4 Nisan 1953, saat 2.15 civarı, yer Çanakkale Boğazı Nara Burnu açıkları… Naboland adlı bir İsveç yük gemisinin baş torpido dairesinin sancak tarafından denizaltımız Dumlupınar’a çarpmasıyla meydana gelen vahim bir kaza… Çarpışmanın şiddetiyle Dumlupınar’ın güvertesinde bulunan 8 kişi denize düşmesi… 8 kişiden 2’sinin pervaneye takılarak, birinin boğularak yaşamını yitirmesiyle sonuçlanan üzücü bir olay… Denizaltı öylesine hızlı batmıştı ki geminin içindeki 81 kişiden yalnızca 22’si kıç torpido dairesine sığınabilmişti.
“Ah Bir Ataş Ver” Türküsü’nün Hikayesi
Anadolu’dan çıkan diğer türküler gibi, bu iç yakan parçanın da gerçek bir hikayesi var.
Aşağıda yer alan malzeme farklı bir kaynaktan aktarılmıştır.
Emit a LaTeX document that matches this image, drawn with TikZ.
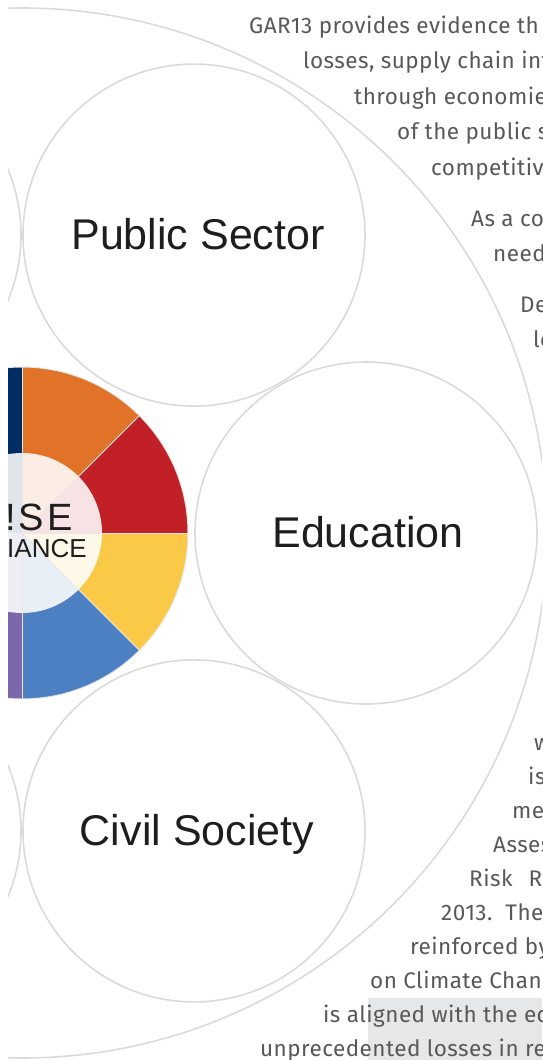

Trajik bir kaza sonucu denizaltıyla sulara gömülen 81 aslan denizcimizi kaybettiğimiz, hazin sonlu hikaye…
1953 yılında yaşanan büyük, acı bir hikaye türküye dönüşecek ve yıllarca dillerde şu bestelerin dolanmasına sebep olacaktır: “Ah bir ataş ver cigaramı yakayım”
İç burkan facia şöyle gerçekleşecektir:
Uzun ve yorgun bir seferden dönen Dumlupınar denizaltısı, Çanakkale, Naraburnu açıklarında, İsveç bandralı Nabold şilebiyle çarpışır…
Sessiz, soğuk ve karanlık bir gece… Dumlupınar denizaltısı, başından aldığı şiddetli darbeyle birkaç saniye içinde sulara gömülecektir… Gemideki 81 kişilik mürettebattan sağ kalan 22 kişi, geminin arka bölümündeki torpido dairesine sığınmıştır. Mahsur kalanların su yüzüne fırlattıkları telefon şamandırası sayesinde “Kurtaran” isimli kurtarma gemisi ile temas kurulabilmiştir…
– Alo… Dumlu?
– Evet… Dumlu.
– Efendim hava biraz fenalaştı.
– Morallerinizi bozmayın. O hava size daha 2 gün yeter. Sen çocukları yatır. Sigara içmeyin.
– Yok efendim, hepsi yatıyor. Sigara da içmiyoruz. Işık da yok. Karanlıktayız.
– İhtiyaç lambalarını kullanmayın, ileride lazım olacak.
– Kullanmıyoruz zaten. Birinin ışığı çok zayıfladı.
Sağ kalan 22 kişiyi kurtarmak için gemideki tüm mürettebat seferber olur… Aynı anda yaşananlar tüm Türkiye radyolarınca dinleniyordur… İlk telefon bağlantısında “Oğlum merak etmeyin… sizi kurtaracağız..” sözlerine karşılık Astsubay Selami’nin cevabı göz yaşartıcıdır;
“Sağ olun…Vatan sağ olsun.”
Bu arada oksijeni idareli kullanmaları için aşağıdakilere: “Gerekmedikçe konuşmayın, türkü söylemeyin ve kesinlikle sigara içmeyin” denmiştir…
Askerler olacaklardan habersiz bir şekilde yardım gelmesini bekliyorlardı. Fakat kendileri dışındaki herkes durumu biliyordu, o zamanın teknolojisiyle o askerleri oradan çıkarmak mümkün değildi.
Saatler süren kurtarma çalışmalarının sonunda, umutların tükendiği anlaşılır ve karanlıkta bekleyen 22 kişiye her şey şu sözcüklerle anlatılacaktır: “Rahatça konuşabilirsiniz, türkü söyleyebilirsiniz, hatta sigara bile içebilirsiniz…”
Şamandradaki telefon hattının öbür ucundan tüm Türkiye, denizaltıda sessizce ölüme yatmanın hüzünlü ama başı dik türküsünü dinleyecektir:
Ah bir ataş ver cigaramı yakayım
Sen salın (sallan) gel ben boyuna bakayım
Uzun olur gemilerin direği
Ah çatal olur efelerin yüreği
Ah vur ataşı gavur sinem ko yansın
Arkadaşlar uykulardan uyansın
Uzun olur gemilerin direği
Ah çatal olur efelerin yüreği
Takvimler 7 Nisan 1953’ü gösterdiğinde, artık Dumlupınar ile hiçbir irtibat kalmamıştı. Bilinene göre mevcut oksijen denizcileri 72 saat idare edebilirdi. 7 Nisan tarihiyle birlikte bu süre dolmuştu. Saat 15.00’de denizciler için bir tören düzenlenerek kurtarma çalışmalarına son verildi.